Потом я говорю ему о том возбужденном состоянии, в которое попал два дня назад. И он снова говорит, что в этом нет ничего особенного. Такое много с кем бывает.
Однако он убеждает меня, что неприятности и спады в практике неизбежны. Нет ничего удивительного в том, что можно за час перейти от благодати к подавленности. Он уверяет, что с опытом эти взлеты и падения будут не такими сильными. Я поднимаюсь, чтобы уйти. Меня утешает мысль, что я иду проторенной дорогой. Люди занимаются этим уже 2500 лет.
Когда я иду к двери, он кричит мне в спину, что я слишком быстро двигаюсь. «Вы недостаточно осознанны», – говорит он. Как спортивный тренер он наставляет меня, пытается улучшить мою игру и советует быть внимательнее к простым вещам вроде открывания дверей. «Это очень важно!»
Интересно, мое растущее уважение к Гольдштейну – это форма стокгольмского синдрома[37]? Или этот человек настоящий гений? Когда я стою возле его кабинета в лучах солнца, снова прилетает колибри.
Через час или около того у нас занятие, на котором задают вопросы. Женщина с волосами медного цвета в переднем ряду задает вопрос, о котором я давно думаю: «Если просветление существует, где все эти просветленные люди?»
Это вызывает смех у всех, включая Гольдштейна, который обещает все объяснить сегодня вечером на занятии дхармы.
Вот этого я жду с нетерпением. С самого начала ретрита он постоянно бросался словами вроде «освобождение», «пробуждение» и «понимание». Но возможна ли эта хваленая трансформация? Если да, то каким образом? И как она должна выглядеть? В старинных буддийских текстах люди просветляются направо и налево. Их огромная толпа – в ней даже семилетние дети. У Будды целый словарь для описания просветления: «истина», «за горизонтом», «то, что очень трудно разглядеть», «удивительное состояние», «остров» и тому подобное. Смысл всех этих слов пока еще мне непонятен.
В 7 часов вечера приходит время большого шоу. Мы собрались в зале. Джозеф наконец объяснит нам, что такое просветление.
Он начинает с признания, что для «обывателей» – то есть всех за исключением монахов – сама мысль о конце страстного желания кажется недостижимой. «Можем ли мы хотя бы представить себе разум, свободный от желаний?

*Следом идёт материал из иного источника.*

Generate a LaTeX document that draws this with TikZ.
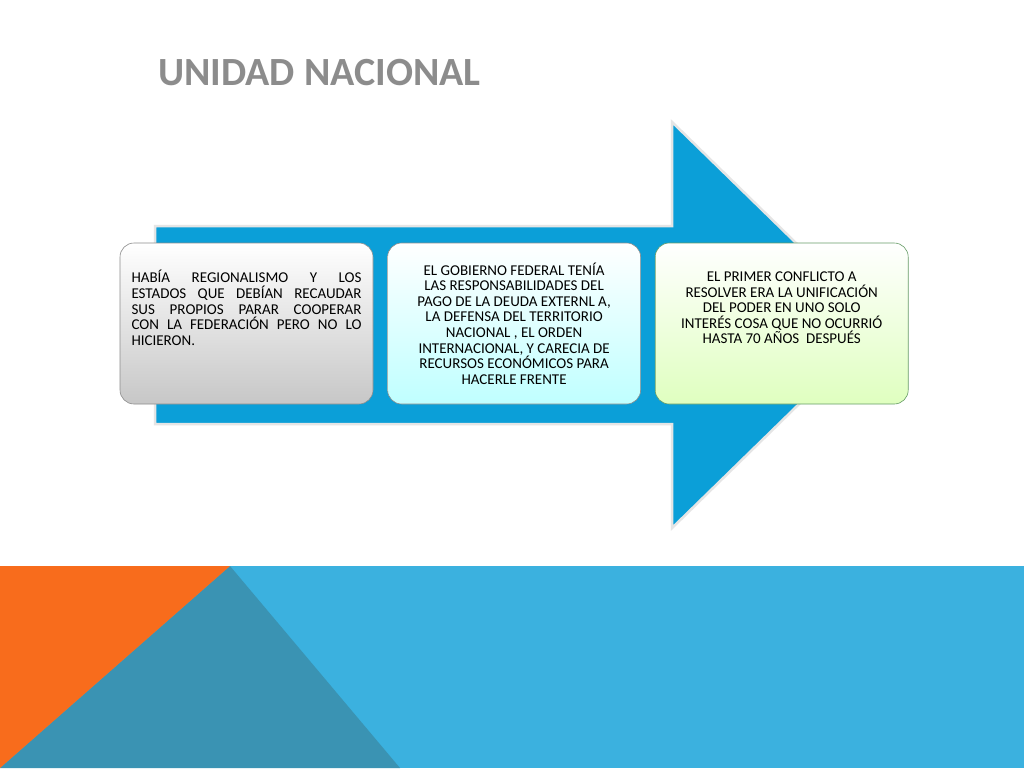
\documentclass[tikz,border=0pt]{standalone}
\usepackage{fontspec}
\setmainfont{Carlito}
\usetikzlibrary{positioning}
\definecolor{arrowblue}{HTML}{0B9FD8}
\definecolor{bandblue}{HTML}{3BB1DF}
\definecolor{bandteal}{HTML}{3A93B3}
\definecolor{bandorange}{HTML}{F86C1C}
\definecolor{titlegray}{HTML}{8C8C8C}
\newcommand{\jline}[1]{\makebox[230pt][s]{#1}}
\tikzset{
  card/.style={rounded corners=14pt, draw=black!45, line width=0.6pt,
    minimum width=253pt, minimum height=161pt,
    font=\fontsize{15}{15.6}\selectfont, inner sep=0pt}
}
\begin{document}
\begin{tikzpicture}[x=1pt,y=-1pt]
  \useasboundingbox (0,0) rectangle (1024,768);
  \fill[white] (0,0) rectangle (1024,768);
  % Bottom band
  \fill[bandblue] (0,566) rectangle (1024,768);
  \fill[bandteal] (230,566) -- (400,768) -- (0,768) -- cycle;
  \fill[bandorange] (0,566) -- (230,566) -- (0,768) -- cycle;
  % Title
  \node[anchor=west, text=titlegray, font=\fontsize{40}{42}\selectfont\bfseries, inner sep=0pt] (title) at (158,73) {UNIDAD NACIONAL};
  % Big arrow
  \draw[fill=arrowblue, draw=black!10, line width=2.5pt, line join=miter]
    (155,226) -- (672,226) -- (672,122) -- (880,325) -- (672,528) -- (672,424) -- (155,424) -- cycle;
  % Cards
  \node[card, top color=white, bottom color=black!22, align=left] (c1) at (246.5,323.5)
    {\jline{HABÍA REGIONALISMO Y LOS}\\ \jline{ESTADOS QUE DEBÍAN RECAUDAR}\\ \jline{SUS PROPIOS PARAR COOPERAR}\\ \jline{CON LA FEDERACIÓN PERO NO LO}\\ HICIERON.\\[15.6pt]};
  \node[card, top color=white, bottom color=cyan!25, align=center, right=14pt of c1] (c2)
    {EL GOBIERNO FEDERAL TENÍA\\ LAS RESPONSABILIDADES DEL\\ PAGO DE LA DEUDA EXTERNL A,\\ LA DEFENSA DEL TERRITORIO\\ NACIONAL , EL ORDEN\\ INTERNACIONAL, Y CARECIA DE\\ RECURSOS ECONÓMICOS PARA\\ HACERLE FRENTE};
  \node[card, top color=white, bottom color=green!50!yellow!25, draw=green!35!black!60, align=center, right=14pt of c2] (c3)
    {EL PRIMER CONFLICTO A\\ RESOLVER ERA LA UNIFICACIÓN\\ DEL PODER EN UNO SOLO\\ INTERÉS COSA QUE NO OCURRIÓ\\ HASTA 70 AÑOS\ \ DESPUÉS\\[15.6pt]};
\end{tikzpicture}
\end{document}
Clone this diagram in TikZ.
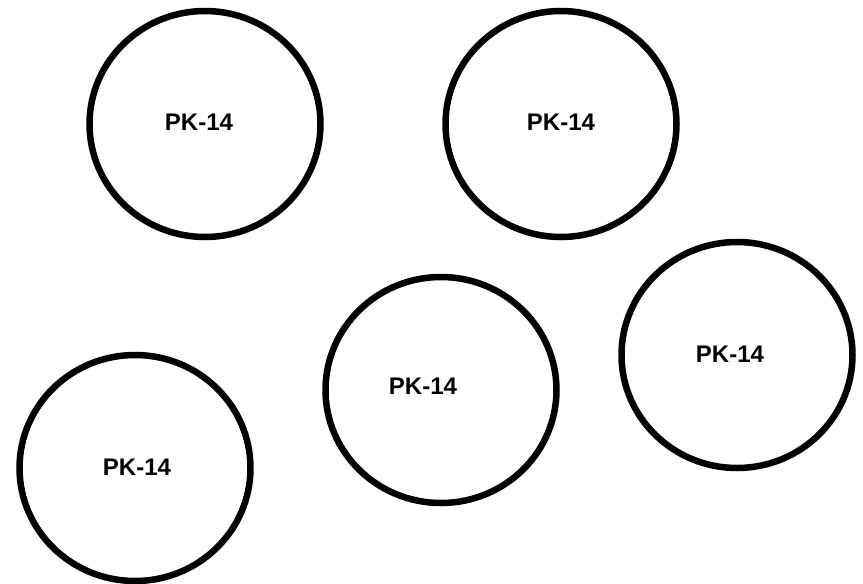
\documentclass[tikz,border=0pt]{standalone}
\usepackage{fontspec}
\setmainfont{Liberation Sans}
\usetikzlibrary{shapes.geometric}

\begin{document}
\begin{tikzpicture}[x=1pt, y=-1pt,
    ring/.style={draw, ellipse, line width=6.5pt, inner sep=0pt,
      minimum width=231pt, minimum height=226pt},
    tag/.style={font=\fontsize{24}{28}\selectfont\bfseries, inner sep=0pt}]
      \useasboundingbox (0, 0) rectangle (863, 584);
      \node[ring] (ringA) at (205, 124) {};
      \node[ring] (ringB) at (561, 124) {};
      \node[ring] (ringC) at (737, 355) {};
      \node[ring] (ringD) at (441, 390) {};
      \node[ring] (ringE) at (135, 468) {};
      \node[tag] (tagA) at (199, 122) {PK-14};
      \node[tag] (tagB) at (561, 122) {PK-14};
      \node[tag] (tagC) at (730, 354) {PK-14};
      \node[tag] (tagD) at (423, 386) {PK-14};
      \node[tag] (tagE) at (137, 467) {PK-14};
    \end{tikzpicture}
\end{document}
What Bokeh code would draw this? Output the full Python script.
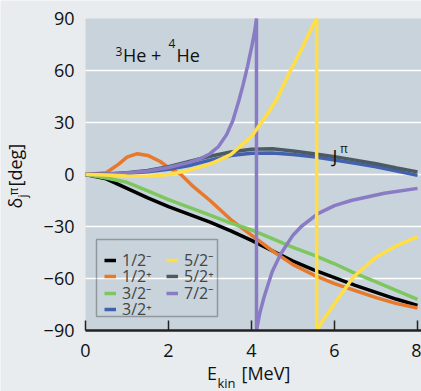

Думаю, большинство из нас лучше понимают смысл знаменитой молитвы святого Августина: „Милостивый Боже, сделай меня непорочным, только не сейчас“».
Раздается смех, но Гольдштейн немедленно переходит к совершенно серьезному описанию различных шагов, ведущих к «непреложной свободе разума, полному избавлению от желаний без следа». Это описание похоже на самую хитроумную видеоигру.
Все начинается, когда медитирующий становится предельно сосредоточен и когда он может держать в поле зрения по-настоящему огромное число объектов. Это как мои образы спинаптицаколено, только чудовищных размеров. Ты видишь, как быстро меняются объекты, и ничто не кажется тебе стабильным. Якобы плавное движение на экране распадается на 24 кадра в секунду. Вселенная становится громадой причин и условий.
С этого момента, как рассказывает Гольдштейн, на пути появляются моменты ужаса, великого блаженства, падения, ловушки и обходные пути. В конце концов человек приходит к настоящей цели буддистской медитации: пониманию того, что личность, которую мы принимаем за основу нашей жизни, является лишь иллюзией. Настоящие суперспособности заключаются не только в усмирении эго, но и в понимании того, что эго вообще не существует. Закрой глаза и посмотри на него, и ты не найдешь никакого осязаемого «я». Так что в моем примере спинаптицаколено, на более продвинутом уровне я сумел бы увидеть, что не только реальность не является такой цельной, какой кажется. Это же касается и того «я», которое на нее смотрит. «Когда крепкая и устойчивая точка отсчета, называемая личностью, сдвинута, – говорит Гольдштейн из передней части зала, – это Ниббана». Иллюзия существования этой точки, согласно буддизму, – и есть источник наших негативных эмоций, таких как жадность, ненависть и сомнение относительно «природы реальности», ведь мы являемся чем-то большим, чем собственное эго, частью чего-то целого. Как только «я» представляется нереальным, эти эмоции выходят из разума и медитирующий становится «совершенным».
Звучит круто, думаю я, но когда он заканчивает, я понимаю, что он так и не ответил на некоторые из важных для меня вопросов. Если просветление – такая редкая и сложная штука, зачем вообще пытаться? А просветлен ли сам Гольдштейн? Если нет, то на чем основывается его собственная вера в это? Как выглядят просветленные существа? Нирвана/Ниббана – это магическое состояние? Или место? Если я откажусь от личности, вернусь ли я потом к своей обычной жизни или мне больше не придется надевать штаны по утрам?
Буддисты очевидно сделали практичную и хорошо работающую систему, которая обезоруживат голос в голове. Но вершина этого учения – обещание магического перевоплощения – кажется мне слишком умилительной. Ладно, я верю, что в ненадежном и изменчивом мире ничто не подарит мне постоянного счастья. Но тогда как же с этой задачей должно справиться просветление, которого почти никто не может достичь?